(GIVEN INSTRUCTION):
The listing below begins with the first line you should copy; stop after the line containing "XAxis, YAxis, CartesianGrid", and drop every picture.

(SUPPLIED INFORMATION):

━━━━━━━━━━━━━━━━━━━━

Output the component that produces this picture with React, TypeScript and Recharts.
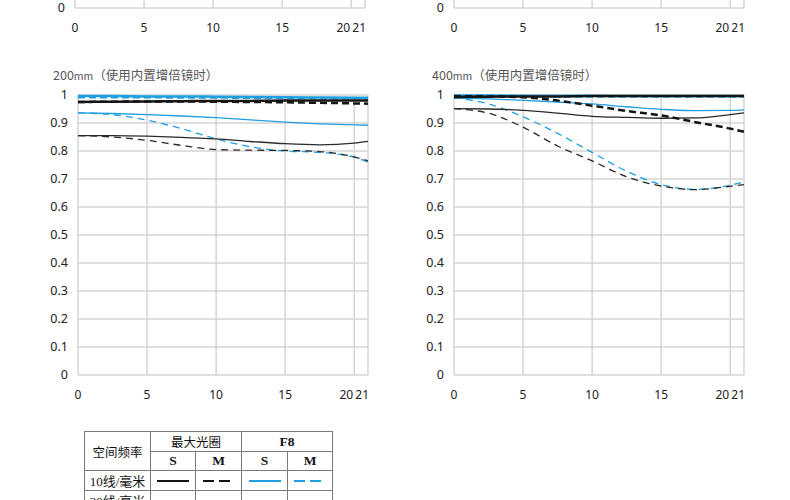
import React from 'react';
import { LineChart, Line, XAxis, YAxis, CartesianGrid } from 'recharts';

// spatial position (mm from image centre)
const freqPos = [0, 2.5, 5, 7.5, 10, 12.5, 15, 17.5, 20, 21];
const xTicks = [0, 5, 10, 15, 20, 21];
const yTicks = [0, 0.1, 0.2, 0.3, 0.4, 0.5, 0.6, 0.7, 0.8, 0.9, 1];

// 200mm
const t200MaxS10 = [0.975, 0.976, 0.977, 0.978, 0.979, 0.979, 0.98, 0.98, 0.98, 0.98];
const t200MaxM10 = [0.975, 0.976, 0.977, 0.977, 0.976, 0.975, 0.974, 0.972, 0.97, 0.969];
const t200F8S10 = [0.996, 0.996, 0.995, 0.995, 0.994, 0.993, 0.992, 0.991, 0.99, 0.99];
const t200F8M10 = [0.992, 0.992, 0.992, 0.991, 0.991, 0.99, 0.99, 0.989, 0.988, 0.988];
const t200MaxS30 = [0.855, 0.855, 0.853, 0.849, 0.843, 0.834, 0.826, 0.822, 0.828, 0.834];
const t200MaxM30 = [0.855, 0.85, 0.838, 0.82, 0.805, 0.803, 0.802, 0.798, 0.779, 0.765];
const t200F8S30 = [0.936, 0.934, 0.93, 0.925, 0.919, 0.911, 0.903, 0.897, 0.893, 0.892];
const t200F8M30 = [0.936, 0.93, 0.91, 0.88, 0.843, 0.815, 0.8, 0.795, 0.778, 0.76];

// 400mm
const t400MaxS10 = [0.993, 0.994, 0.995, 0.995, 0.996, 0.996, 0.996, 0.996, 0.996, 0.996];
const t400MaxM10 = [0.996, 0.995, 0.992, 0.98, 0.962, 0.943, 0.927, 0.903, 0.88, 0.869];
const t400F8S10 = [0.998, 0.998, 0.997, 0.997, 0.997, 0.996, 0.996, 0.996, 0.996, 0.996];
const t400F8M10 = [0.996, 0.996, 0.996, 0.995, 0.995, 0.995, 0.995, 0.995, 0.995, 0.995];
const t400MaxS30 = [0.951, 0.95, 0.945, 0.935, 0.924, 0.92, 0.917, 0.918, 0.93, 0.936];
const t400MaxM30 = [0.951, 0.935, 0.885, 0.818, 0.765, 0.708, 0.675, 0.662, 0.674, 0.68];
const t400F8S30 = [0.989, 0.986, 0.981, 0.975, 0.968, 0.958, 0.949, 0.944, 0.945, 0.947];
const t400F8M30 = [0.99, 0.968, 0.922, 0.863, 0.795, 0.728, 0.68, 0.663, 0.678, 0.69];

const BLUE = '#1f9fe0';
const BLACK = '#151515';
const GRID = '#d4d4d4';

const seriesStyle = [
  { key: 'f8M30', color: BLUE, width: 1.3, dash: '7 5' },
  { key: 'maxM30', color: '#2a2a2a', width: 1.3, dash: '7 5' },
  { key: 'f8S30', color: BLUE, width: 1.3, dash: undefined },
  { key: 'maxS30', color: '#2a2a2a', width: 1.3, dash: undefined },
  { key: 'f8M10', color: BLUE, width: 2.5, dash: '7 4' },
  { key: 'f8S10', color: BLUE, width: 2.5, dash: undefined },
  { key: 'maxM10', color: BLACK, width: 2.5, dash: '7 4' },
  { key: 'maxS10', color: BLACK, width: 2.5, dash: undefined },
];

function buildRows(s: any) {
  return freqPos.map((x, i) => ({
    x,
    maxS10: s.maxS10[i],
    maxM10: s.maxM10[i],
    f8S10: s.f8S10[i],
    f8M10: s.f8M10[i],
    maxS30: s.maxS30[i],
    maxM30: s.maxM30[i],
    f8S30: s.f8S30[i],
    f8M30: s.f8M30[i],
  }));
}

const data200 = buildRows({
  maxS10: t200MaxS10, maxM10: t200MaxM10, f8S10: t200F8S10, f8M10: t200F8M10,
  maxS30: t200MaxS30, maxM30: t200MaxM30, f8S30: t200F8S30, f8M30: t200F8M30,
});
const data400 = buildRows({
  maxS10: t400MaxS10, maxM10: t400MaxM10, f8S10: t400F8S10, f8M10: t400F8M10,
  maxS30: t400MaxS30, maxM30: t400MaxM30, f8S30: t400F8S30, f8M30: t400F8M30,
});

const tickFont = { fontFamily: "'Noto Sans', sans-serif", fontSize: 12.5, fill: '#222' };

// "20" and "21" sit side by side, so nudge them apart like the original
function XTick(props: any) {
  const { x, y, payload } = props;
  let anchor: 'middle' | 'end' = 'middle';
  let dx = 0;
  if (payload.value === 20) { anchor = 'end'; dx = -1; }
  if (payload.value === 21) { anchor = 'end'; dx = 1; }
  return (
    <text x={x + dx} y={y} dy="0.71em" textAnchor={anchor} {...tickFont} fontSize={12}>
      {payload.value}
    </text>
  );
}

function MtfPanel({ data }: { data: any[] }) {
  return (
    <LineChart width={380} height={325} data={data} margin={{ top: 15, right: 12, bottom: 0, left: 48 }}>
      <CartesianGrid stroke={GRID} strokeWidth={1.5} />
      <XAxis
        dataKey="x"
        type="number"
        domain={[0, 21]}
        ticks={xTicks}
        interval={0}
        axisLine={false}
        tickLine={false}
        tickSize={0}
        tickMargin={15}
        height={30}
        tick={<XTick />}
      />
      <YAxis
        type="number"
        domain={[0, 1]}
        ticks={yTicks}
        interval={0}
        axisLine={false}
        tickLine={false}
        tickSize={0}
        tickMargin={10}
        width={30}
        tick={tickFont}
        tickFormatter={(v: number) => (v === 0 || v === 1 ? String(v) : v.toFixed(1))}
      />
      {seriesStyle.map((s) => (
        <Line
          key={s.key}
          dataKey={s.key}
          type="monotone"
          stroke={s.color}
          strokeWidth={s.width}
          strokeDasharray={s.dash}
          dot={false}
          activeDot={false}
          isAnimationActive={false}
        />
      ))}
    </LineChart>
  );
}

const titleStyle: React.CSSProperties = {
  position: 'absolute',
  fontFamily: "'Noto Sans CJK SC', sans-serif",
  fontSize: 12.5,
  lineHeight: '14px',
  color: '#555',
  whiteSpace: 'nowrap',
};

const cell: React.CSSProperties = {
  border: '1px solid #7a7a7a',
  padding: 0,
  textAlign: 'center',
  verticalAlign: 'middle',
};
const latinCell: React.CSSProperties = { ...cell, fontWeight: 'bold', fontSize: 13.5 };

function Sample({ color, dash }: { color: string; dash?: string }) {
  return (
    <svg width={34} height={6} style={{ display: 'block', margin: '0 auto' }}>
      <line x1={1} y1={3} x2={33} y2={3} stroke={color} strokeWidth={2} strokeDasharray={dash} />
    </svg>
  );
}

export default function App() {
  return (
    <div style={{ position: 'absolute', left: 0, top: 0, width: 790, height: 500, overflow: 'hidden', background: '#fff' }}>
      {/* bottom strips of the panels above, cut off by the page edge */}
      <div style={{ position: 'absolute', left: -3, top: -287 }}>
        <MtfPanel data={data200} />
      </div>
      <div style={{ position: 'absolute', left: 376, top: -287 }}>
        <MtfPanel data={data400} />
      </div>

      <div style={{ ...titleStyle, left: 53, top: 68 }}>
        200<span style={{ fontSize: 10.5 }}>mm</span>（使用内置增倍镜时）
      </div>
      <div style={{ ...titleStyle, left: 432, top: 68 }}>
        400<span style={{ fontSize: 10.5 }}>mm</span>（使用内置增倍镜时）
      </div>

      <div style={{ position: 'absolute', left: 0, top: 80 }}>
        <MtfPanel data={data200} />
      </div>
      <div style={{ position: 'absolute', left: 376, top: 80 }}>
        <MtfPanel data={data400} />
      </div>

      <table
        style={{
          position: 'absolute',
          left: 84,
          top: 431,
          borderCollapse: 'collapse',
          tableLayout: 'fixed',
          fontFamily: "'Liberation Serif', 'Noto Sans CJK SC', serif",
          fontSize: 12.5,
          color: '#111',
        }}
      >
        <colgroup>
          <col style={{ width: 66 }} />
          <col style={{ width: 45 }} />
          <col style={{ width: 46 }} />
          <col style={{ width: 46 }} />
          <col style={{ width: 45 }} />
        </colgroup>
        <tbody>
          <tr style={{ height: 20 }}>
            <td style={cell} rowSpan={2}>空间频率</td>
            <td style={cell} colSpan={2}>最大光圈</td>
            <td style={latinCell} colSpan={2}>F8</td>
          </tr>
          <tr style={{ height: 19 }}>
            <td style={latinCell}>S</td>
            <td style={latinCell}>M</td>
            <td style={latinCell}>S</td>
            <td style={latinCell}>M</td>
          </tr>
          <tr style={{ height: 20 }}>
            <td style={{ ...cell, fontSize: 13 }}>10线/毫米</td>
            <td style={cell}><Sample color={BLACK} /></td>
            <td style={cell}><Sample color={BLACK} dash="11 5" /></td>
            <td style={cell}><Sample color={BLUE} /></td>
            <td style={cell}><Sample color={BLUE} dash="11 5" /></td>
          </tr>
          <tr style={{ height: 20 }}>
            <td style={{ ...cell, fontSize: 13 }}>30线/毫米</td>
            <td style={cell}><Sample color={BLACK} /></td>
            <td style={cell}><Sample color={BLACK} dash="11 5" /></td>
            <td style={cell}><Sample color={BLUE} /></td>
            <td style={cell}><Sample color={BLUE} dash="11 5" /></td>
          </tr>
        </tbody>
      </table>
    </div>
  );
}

━━━━━━━━━━━━━━━━━━━━

(ANSWER):
Output the component that produces this picture with React, TypeScript and Recharts.
import React from 'react';
import { LineChart, Line, XAxis, YAxis, CartesianGrid } from 'recharts';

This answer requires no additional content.